#### [MATERIAL]
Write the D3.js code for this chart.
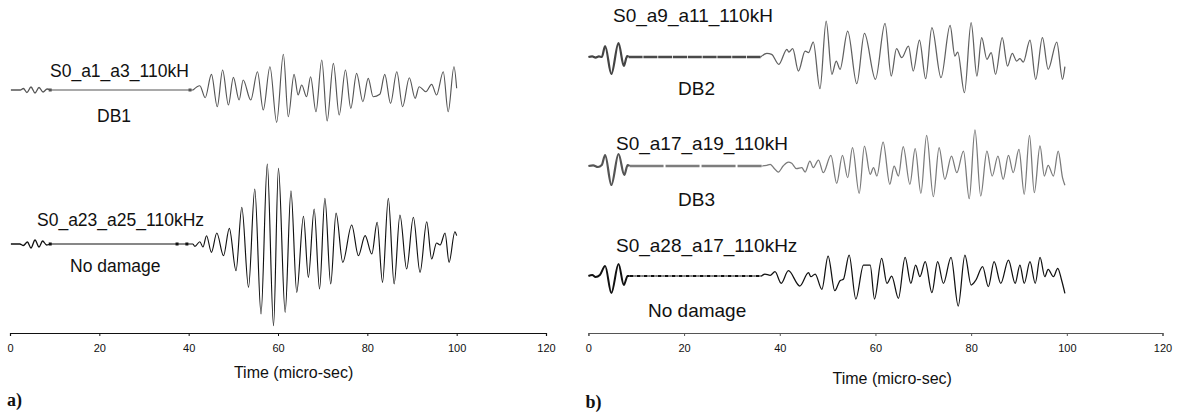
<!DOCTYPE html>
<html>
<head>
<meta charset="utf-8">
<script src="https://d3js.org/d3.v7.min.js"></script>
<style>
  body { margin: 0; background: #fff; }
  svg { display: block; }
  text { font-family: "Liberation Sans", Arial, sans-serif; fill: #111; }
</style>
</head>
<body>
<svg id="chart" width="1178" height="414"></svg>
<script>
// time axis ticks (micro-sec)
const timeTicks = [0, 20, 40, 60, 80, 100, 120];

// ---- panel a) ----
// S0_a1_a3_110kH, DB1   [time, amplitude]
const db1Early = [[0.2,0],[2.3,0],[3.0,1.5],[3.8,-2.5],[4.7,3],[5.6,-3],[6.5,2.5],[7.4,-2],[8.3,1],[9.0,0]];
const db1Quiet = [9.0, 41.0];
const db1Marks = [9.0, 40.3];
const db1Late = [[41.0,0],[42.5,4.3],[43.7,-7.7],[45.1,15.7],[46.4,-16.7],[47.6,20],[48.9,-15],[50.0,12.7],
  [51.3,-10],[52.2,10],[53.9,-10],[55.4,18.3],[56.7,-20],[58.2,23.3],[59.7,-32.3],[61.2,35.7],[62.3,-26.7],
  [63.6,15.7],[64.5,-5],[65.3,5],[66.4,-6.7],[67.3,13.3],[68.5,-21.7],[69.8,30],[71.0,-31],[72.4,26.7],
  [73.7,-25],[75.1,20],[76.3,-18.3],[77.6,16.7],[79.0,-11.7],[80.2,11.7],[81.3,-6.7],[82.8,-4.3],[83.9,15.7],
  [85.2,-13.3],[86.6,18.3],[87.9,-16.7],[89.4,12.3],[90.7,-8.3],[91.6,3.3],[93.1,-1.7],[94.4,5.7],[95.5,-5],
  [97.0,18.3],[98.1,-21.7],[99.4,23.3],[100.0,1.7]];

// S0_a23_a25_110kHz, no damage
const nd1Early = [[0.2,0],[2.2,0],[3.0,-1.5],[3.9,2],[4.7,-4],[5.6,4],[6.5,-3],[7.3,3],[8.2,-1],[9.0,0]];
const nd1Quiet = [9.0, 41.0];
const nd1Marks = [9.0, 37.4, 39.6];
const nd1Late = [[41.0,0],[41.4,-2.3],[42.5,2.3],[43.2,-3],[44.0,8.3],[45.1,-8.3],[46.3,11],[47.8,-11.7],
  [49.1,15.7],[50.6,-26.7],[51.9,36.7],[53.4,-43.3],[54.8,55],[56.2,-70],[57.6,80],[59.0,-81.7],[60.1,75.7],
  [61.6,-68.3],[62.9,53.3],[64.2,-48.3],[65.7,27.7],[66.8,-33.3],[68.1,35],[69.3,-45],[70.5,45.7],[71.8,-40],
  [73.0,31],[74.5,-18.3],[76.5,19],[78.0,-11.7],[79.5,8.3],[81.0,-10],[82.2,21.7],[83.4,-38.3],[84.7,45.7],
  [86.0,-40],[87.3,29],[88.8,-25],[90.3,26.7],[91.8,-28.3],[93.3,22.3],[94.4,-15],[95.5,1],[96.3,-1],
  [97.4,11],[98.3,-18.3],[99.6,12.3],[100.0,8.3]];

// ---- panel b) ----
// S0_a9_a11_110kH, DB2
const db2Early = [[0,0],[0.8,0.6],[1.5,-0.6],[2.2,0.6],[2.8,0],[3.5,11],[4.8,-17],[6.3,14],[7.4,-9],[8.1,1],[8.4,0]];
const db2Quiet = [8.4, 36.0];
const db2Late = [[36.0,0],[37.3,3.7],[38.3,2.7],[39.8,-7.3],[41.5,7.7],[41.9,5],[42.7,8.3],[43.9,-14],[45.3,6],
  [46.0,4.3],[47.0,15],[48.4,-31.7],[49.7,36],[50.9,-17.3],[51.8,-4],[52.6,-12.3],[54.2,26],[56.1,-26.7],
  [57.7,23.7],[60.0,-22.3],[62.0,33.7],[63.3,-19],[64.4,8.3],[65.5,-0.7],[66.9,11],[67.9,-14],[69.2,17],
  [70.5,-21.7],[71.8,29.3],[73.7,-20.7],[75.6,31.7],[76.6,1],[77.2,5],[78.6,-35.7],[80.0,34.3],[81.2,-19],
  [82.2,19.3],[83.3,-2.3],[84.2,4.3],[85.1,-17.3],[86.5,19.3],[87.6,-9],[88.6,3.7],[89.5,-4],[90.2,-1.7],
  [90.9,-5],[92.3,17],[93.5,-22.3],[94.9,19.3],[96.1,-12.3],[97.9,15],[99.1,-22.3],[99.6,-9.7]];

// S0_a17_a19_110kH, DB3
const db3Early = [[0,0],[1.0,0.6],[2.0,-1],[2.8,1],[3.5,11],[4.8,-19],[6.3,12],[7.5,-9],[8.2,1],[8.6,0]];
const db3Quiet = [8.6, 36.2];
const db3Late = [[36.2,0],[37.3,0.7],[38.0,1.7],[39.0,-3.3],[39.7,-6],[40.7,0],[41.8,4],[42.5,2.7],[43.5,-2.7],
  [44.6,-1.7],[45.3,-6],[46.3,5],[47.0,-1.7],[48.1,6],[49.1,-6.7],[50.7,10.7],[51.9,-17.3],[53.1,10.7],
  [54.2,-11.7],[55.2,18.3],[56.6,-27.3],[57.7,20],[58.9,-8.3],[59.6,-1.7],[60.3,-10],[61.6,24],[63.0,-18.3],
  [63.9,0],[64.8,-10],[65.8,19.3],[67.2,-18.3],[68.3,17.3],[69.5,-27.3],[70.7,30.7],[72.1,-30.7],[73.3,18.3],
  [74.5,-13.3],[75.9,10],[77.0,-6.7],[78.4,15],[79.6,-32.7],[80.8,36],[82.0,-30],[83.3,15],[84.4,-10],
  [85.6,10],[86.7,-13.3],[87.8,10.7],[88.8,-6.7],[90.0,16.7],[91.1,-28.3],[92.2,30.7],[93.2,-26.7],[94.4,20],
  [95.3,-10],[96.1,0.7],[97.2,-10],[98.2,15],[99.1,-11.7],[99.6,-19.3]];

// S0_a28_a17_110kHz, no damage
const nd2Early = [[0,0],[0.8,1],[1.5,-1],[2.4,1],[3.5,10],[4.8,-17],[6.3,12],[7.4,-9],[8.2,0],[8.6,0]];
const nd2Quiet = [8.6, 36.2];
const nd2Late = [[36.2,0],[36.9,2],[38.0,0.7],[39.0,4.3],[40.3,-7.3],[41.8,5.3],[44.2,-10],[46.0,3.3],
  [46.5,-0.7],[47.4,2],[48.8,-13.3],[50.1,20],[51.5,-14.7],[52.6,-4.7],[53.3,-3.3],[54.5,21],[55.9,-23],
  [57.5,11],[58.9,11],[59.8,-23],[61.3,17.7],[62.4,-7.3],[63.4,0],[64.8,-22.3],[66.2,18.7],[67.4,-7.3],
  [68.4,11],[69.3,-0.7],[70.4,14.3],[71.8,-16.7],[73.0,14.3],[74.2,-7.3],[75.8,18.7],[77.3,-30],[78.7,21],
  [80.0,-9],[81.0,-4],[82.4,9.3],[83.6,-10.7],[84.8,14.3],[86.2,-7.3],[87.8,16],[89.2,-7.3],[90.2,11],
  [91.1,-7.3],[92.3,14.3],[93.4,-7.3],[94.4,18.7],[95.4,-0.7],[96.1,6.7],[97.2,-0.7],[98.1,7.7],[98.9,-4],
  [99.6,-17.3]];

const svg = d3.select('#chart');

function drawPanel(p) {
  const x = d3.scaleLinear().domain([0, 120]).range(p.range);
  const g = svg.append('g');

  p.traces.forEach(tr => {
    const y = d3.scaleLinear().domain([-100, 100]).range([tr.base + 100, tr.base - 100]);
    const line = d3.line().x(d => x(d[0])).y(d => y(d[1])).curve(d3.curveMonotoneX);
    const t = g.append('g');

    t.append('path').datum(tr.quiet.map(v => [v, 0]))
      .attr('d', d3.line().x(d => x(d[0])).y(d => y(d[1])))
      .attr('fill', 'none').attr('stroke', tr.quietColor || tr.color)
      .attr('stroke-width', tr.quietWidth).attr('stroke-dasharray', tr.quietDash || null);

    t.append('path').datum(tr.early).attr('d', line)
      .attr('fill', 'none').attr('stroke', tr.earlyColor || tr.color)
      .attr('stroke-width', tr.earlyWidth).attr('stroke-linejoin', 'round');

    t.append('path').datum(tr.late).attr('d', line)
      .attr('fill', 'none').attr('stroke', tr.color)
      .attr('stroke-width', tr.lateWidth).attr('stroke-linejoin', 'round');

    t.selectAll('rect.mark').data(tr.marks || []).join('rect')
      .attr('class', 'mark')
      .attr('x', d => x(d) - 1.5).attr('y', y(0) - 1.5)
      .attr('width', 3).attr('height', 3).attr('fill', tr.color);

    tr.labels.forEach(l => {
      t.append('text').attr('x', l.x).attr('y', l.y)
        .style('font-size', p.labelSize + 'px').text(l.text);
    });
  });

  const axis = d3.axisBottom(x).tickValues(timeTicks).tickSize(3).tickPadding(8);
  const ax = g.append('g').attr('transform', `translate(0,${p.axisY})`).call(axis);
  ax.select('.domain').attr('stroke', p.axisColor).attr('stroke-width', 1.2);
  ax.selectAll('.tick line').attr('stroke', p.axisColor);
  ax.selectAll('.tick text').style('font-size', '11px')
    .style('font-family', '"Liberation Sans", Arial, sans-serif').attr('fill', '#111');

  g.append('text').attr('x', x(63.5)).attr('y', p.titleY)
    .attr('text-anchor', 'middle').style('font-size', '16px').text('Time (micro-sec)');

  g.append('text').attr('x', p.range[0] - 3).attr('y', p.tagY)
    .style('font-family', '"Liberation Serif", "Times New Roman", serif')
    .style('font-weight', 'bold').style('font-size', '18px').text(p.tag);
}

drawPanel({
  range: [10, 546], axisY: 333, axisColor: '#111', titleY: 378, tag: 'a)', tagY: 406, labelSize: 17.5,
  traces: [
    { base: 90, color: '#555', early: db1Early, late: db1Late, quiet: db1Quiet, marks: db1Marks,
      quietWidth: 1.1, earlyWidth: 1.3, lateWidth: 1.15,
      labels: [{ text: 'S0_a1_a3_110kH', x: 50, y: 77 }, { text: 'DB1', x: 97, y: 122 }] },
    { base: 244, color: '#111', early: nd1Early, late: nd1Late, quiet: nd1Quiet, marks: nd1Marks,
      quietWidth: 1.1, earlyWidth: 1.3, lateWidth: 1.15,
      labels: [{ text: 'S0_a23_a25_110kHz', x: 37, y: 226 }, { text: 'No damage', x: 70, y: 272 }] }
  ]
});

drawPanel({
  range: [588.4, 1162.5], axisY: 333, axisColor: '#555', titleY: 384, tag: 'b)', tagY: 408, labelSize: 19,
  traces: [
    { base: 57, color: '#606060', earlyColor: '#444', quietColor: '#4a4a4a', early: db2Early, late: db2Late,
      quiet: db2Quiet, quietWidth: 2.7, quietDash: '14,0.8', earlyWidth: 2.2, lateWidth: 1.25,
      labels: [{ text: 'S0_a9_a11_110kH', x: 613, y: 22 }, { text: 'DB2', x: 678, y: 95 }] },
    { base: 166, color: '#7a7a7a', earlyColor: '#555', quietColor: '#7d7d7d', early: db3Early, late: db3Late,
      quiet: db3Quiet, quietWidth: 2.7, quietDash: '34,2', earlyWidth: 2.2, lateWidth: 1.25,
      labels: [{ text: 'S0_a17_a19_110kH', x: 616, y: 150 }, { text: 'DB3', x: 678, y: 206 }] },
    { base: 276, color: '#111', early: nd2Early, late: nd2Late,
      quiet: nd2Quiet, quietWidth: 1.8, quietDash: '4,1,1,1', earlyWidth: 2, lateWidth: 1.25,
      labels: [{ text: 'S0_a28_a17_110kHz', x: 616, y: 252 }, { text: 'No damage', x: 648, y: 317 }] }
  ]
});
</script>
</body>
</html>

#### [PROMPT]
Restate exactly, please, only the lines between the start of the data and the line containing "const timeTicks = [0, 20, 40, 60, 80, 100, 120];", both ends included, skipping the pictures.

#### [RESPONSE TO THE TASK]
Write the D3.js code for this chart.
<!DOCTYPE html>
<html>
<head>
<meta charset="utf-8">
<script src="https://d3js.org/d3.v7.min.js"></script>
<style>
  body { margin: 0; background: #fff; }
  svg { display: block; }
  text { font-family: "Liberation Sans", Arial, sans-serif; fill: #111; }
</style>
</head>
<body>
<svg id="chart" width="1178" height="414"></svg>
<script>
// time axis ticks (micro-sec)
const timeTicks = [0, 20, 40, 60, 80, 100, 120];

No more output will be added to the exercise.